TASK DETAILS:
Return all lines in the material below that contain "with".

PROVIDED RECORDS:
+-------+

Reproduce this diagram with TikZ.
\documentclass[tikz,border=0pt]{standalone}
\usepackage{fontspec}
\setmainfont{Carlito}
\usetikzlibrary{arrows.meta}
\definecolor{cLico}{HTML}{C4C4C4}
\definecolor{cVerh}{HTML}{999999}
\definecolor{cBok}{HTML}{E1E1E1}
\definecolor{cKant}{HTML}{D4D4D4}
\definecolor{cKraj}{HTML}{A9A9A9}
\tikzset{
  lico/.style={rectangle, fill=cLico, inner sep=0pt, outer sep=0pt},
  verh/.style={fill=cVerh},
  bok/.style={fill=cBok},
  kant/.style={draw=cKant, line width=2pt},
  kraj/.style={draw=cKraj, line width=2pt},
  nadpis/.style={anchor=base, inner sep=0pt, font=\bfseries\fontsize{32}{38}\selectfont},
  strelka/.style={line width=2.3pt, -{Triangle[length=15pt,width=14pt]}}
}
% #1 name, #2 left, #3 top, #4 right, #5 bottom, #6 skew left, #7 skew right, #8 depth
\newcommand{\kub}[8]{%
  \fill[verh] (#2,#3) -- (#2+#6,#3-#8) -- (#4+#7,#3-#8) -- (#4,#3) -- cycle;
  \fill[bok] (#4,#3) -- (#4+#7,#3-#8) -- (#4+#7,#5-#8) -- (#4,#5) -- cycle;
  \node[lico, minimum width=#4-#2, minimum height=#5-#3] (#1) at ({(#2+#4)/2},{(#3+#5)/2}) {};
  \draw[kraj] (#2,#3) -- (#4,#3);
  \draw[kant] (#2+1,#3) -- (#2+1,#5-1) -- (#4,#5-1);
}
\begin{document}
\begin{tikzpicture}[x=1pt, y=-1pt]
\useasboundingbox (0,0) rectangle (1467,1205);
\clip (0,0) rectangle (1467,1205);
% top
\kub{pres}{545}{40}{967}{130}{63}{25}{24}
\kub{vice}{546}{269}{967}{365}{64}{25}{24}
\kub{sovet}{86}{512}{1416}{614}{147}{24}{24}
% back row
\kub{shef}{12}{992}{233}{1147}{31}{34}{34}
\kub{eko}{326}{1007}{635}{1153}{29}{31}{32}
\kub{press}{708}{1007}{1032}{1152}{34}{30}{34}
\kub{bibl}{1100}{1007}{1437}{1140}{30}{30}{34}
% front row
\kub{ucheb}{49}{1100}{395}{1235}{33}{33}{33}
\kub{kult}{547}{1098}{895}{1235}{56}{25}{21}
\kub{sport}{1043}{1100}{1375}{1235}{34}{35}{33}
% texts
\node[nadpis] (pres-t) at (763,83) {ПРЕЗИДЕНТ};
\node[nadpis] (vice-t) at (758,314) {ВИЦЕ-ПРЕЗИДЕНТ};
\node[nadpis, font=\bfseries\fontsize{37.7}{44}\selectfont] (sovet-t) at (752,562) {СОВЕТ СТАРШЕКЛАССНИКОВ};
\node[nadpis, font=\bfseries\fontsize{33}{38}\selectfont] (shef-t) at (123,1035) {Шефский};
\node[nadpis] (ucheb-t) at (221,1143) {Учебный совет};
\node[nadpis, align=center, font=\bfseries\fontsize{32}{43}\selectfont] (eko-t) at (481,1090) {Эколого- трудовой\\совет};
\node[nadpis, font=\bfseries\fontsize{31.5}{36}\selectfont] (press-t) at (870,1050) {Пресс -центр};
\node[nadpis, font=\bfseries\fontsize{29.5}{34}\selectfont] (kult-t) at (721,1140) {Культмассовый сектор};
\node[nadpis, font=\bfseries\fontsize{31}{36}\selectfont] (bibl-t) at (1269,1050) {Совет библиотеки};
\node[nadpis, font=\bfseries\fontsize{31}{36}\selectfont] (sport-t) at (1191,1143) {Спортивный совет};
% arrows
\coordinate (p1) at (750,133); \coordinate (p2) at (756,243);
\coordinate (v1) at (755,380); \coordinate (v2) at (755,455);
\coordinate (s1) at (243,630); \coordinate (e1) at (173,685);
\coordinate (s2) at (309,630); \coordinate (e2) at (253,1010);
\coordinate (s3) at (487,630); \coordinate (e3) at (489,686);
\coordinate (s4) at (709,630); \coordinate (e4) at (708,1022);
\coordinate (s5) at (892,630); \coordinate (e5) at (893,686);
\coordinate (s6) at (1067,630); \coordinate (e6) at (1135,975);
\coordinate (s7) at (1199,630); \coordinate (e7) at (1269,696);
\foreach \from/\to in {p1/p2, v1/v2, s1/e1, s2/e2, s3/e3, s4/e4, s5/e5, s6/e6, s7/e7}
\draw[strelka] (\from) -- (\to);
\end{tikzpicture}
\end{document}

+-------+

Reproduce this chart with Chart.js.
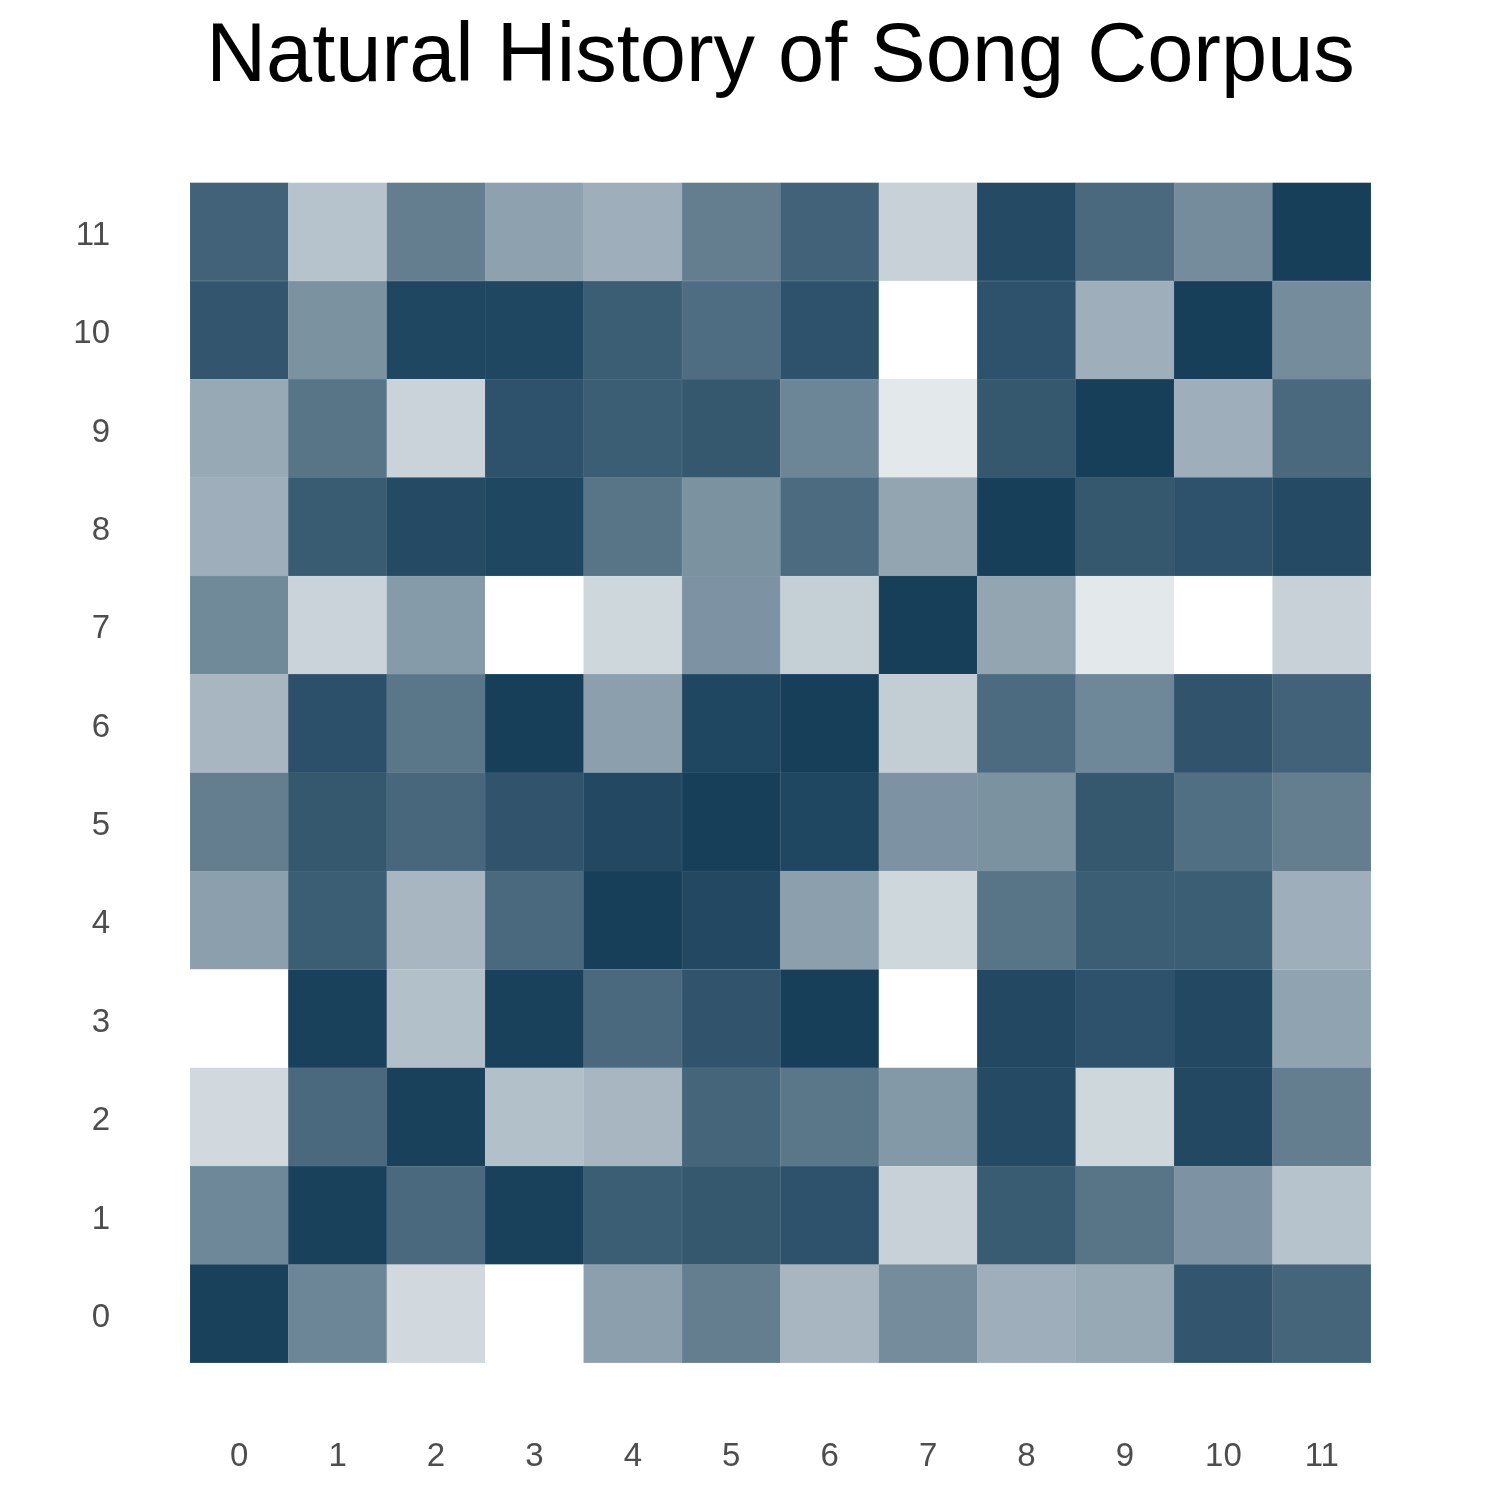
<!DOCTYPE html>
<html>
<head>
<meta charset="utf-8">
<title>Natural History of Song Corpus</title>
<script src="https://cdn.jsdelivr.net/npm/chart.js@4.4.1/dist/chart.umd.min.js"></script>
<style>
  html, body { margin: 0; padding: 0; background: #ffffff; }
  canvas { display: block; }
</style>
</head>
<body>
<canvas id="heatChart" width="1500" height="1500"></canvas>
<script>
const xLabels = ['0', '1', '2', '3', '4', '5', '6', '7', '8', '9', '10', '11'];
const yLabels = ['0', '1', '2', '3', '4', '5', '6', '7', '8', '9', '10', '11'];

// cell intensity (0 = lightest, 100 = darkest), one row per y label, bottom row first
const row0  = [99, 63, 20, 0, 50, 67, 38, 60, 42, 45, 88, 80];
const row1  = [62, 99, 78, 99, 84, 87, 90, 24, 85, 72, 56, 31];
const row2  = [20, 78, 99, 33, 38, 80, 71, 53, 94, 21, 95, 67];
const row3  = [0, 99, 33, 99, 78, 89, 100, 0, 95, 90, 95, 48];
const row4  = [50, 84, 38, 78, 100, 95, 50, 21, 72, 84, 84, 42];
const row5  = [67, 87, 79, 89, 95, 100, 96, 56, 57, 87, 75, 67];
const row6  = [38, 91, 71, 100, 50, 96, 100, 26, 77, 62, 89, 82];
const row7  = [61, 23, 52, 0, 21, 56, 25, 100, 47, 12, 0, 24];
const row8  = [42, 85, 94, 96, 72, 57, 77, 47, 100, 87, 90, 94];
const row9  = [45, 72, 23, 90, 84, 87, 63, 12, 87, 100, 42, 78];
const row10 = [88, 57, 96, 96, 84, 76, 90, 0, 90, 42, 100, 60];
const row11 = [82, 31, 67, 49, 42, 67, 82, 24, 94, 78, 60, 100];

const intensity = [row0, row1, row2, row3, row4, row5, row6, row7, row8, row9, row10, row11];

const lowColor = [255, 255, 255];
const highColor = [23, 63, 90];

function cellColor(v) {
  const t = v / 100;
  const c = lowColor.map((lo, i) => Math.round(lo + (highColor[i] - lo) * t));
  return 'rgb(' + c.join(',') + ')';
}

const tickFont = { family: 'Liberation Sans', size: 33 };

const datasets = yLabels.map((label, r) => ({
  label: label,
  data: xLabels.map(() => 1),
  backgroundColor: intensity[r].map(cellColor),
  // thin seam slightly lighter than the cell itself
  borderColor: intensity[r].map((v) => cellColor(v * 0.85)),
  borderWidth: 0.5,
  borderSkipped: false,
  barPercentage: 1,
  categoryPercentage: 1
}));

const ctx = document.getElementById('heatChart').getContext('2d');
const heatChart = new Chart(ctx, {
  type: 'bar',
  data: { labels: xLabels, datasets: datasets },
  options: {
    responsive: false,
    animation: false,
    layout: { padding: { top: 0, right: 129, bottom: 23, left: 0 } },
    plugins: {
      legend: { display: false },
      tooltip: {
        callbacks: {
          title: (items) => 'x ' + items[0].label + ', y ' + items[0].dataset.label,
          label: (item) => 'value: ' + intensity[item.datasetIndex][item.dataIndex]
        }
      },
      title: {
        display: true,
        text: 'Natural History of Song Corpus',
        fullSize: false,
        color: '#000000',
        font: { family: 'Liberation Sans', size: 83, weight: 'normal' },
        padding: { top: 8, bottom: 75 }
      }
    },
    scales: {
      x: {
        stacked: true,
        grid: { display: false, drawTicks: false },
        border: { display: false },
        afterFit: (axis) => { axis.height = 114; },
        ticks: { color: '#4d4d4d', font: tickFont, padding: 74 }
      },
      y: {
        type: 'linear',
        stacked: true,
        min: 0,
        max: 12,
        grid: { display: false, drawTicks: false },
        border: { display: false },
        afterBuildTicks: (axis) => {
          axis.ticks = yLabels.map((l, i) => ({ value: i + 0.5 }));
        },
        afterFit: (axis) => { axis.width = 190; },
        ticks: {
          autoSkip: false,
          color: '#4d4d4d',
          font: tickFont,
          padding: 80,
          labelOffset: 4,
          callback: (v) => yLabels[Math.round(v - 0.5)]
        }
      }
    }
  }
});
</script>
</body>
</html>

+-------+

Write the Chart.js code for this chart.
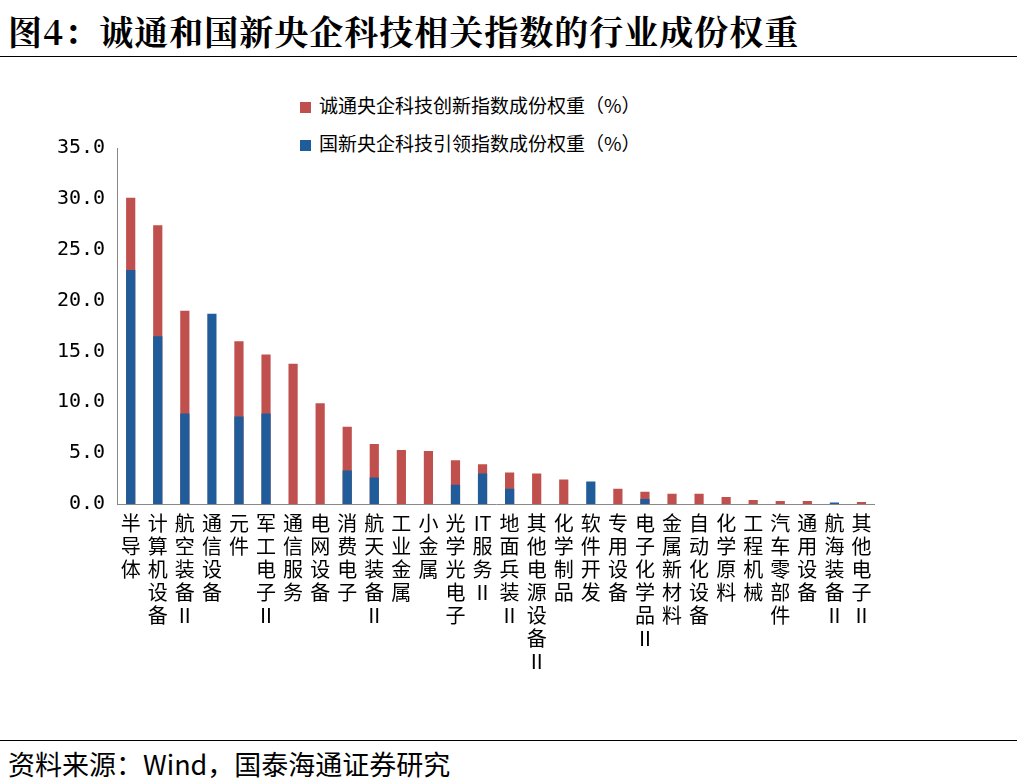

+-------+

TASK RESPONSE:
Reproduce this diagram with TikZ.
Reproduce this chart with Chart.js.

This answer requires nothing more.